== GIVEN DATA ==
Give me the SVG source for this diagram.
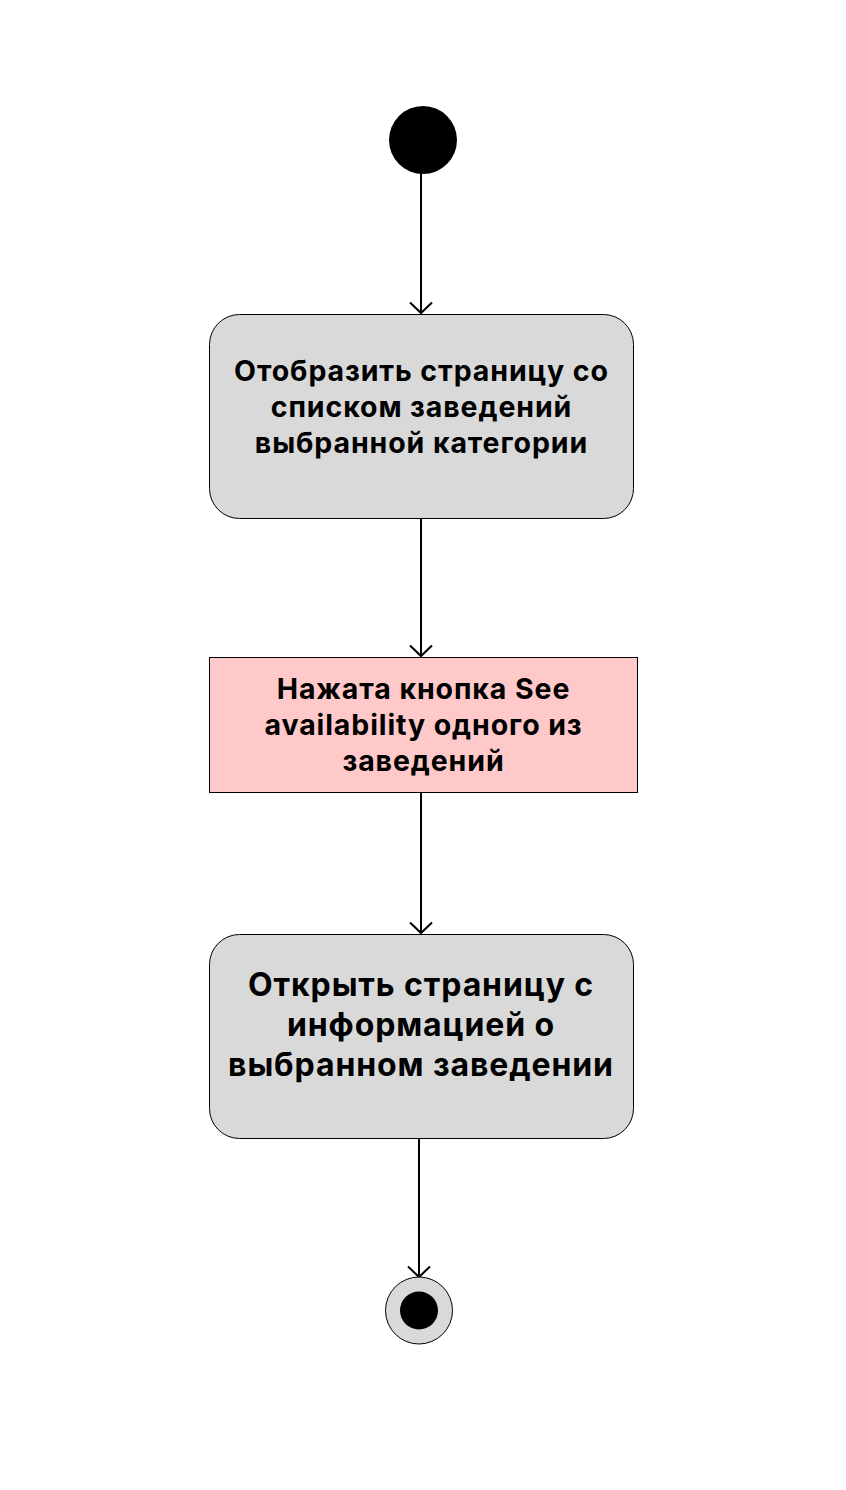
<svg xmlns="http://www.w3.org/2000/svg" width="846" height="1490" viewBox="0 0 846 1490">
<style>
.t{font-family:Inter,"Liberation Sans",sans-serif;font-weight:700;fill:#000;text-anchor:middle;letter-spacing:0.9px}
.c{stroke:#000;stroke-width:2;fill:none}
</style>
<defs>
<marker id="arr" viewBox="0 0 14 24" refX="12.5" refY="12" markerWidth="14" markerHeight="24" markerUnits="userSpaceOnUse" orient="auto">
<path d="M2,1 L12.5,12 L2,23" fill="none" stroke="#000" stroke-width="2"/>
</marker>
</defs>
<rect width="846" height="1490" fill="#fff"/>
<g id="connectors">
<line class="c" x1="421" y1="173" x2="421" y2="313" marker-end="url(#arr)"/>
<line class="c" x1="421" y1="518" x2="421" y2="656" marker-end="url(#arr)"/>
<line class="c" x1="421" y1="793" x2="421" y2="933" marker-end="url(#arr)"/>
<line class="c" x1="419" y1="1138" x2="419" y2="1277" marker-end="url(#arr)"/>
</g>
<g id="start">
<circle cx="423" cy="140" r="34" fill="#000"/>
</g>
<g id="node1">
<rect x="209.5" y="314.5" width="424" height="204" rx="30" fill="#d9d9d9" stroke="#000" stroke-width="1"/>
<text class="t" font-size="28.5"><tspan x="421.5" y="380.5">Отобразить страницу со</tspan><tspan x="421.5" y="416.5">списком заведений</tspan><tspan x="421.5" y="452.5">выбранной категории</tspan></text>
</g>
<g id="node2">
<rect x="209.5" y="657.5" width="428" height="135" fill="#ffc9c9" stroke="#000" stroke-width="1"/>
<text class="t" font-size="28.5"><tspan x="423.5" y="698.5">Нажата кнопка See</tspan><tspan x="423.5" y="734.5">availability одного из</tspan><tspan x="423.5" y="770.5">заведений</tspan></text>
</g>
<g id="node3">
<rect x="209.5" y="934.5" width="424" height="204" rx="30" fill="#d9d9d9" stroke="#000" stroke-width="1"/>
<text class="t" font-size="32"><tspan x="421" y="996">Открыть страницу с</tspan><tspan x="421" y="1036">информацией о</tspan><tspan x="421" y="1076">выбранном заведении</tspan></text>
</g>
<g id="end">
<circle cx="419" cy="1310.5" r="33.5" fill="#d9d9d9" stroke="#000" stroke-width="1"/>
<circle cx="419" cy="1310.5" r="19" fill="#000"/>
</g>
</svg>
===
Copy the data exactly. Any picture it contains is to be omitted.

**WORKED ANSWER**
Give me the SVG source for this diagram.
<svg xmlns="http://www.w3.org/2000/svg" width="846" height="1490" viewBox="0 0 846 1490">
<style>
.t{font-family:Inter,"Liberation Sans",sans-serif;font-weight:700;fill:#000;text-anchor:middle;letter-spacing:0.9px}
.c{stroke:#000;stroke-width:2;fill:none}
</style>
<defs>
<marker id="arr" viewBox="0 0 14 24" refX="12.5" refY="12" markerWidth="14" markerHeight="24" markerUnits="userSpaceOnUse" orient="auto">
<path d="M2,1 L12.5,12 L2,23" fill="none" stroke="#000" stroke-width="2"/>
</marker>
</defs>
<rect width="846" height="1490" fill="#fff"/>
<g id="connectors">
<line class="c" x1="421" y1="173" x2="421" y2="313" marker-end="url(#arr)"/>
<line class="c" x1="421" y1="518" x2="421" y2="656" marker-end="url(#arr)"/>
<line class="c" x1="421" y1="793" x2="421" y2="933" marker-end="url(#arr)"/>
<line class="c" x1="419" y1="1138" x2="419" y2="1277" marker-end="url(#arr)"/>
</g>
<g id="start">
<circle cx="423" cy="140" r="34" fill="#000"/>
</g>
<g id="node1">
<rect x="209.5" y="314.5" width="424" height="204" rx="30" fill="#d9d9d9" stroke="#000" stroke-width="1"/>
<text class="t" font-size="28.5"><tspan x="421.5" y="380.5">Отобразить страницу со</tspan><tspan x="421.5" y="416.5">списком заведений</tspan><tspan x="421.5" y="452.5">выбранной категории</tspan></text>
</g>
<g id="node2">
<rect x="209.5" y="657.5" width="428" height="135" fill="#ffc9c9" stroke="#000" stroke-width="1"/>
<text class="t" font-size="28.5"><tspan x="423.5" y="698.5">Нажата кнопка See</tspan><tspan x="423.5" y="734.5">availability одного из</tspan><tspan x="423.5" y="770.5">заведений</tspan></text>
</g>
<g id="node3">
<rect x="209.5" y="934.5" width="424" height="204" rx="30" fill="#d9d9d9" stroke="#000" stroke-width="1"/>
<text class="t" font-size="32"><tspan x="421" y="996">Открыть страницу с</tspan><tspan x="421" y="1036">информацией о</tspan><tspan x="421" y="1076">выбранном заведении</tspan></text>
</g>
<g id="end">
<circle cx="419" cy="1310.5" r="33.5" fill="#d9d9d9" stroke="#000" stroke-width="1"/>
<circle cx="419" cy="1310.5" r="19" fill="#000"/>
</g>
</svg>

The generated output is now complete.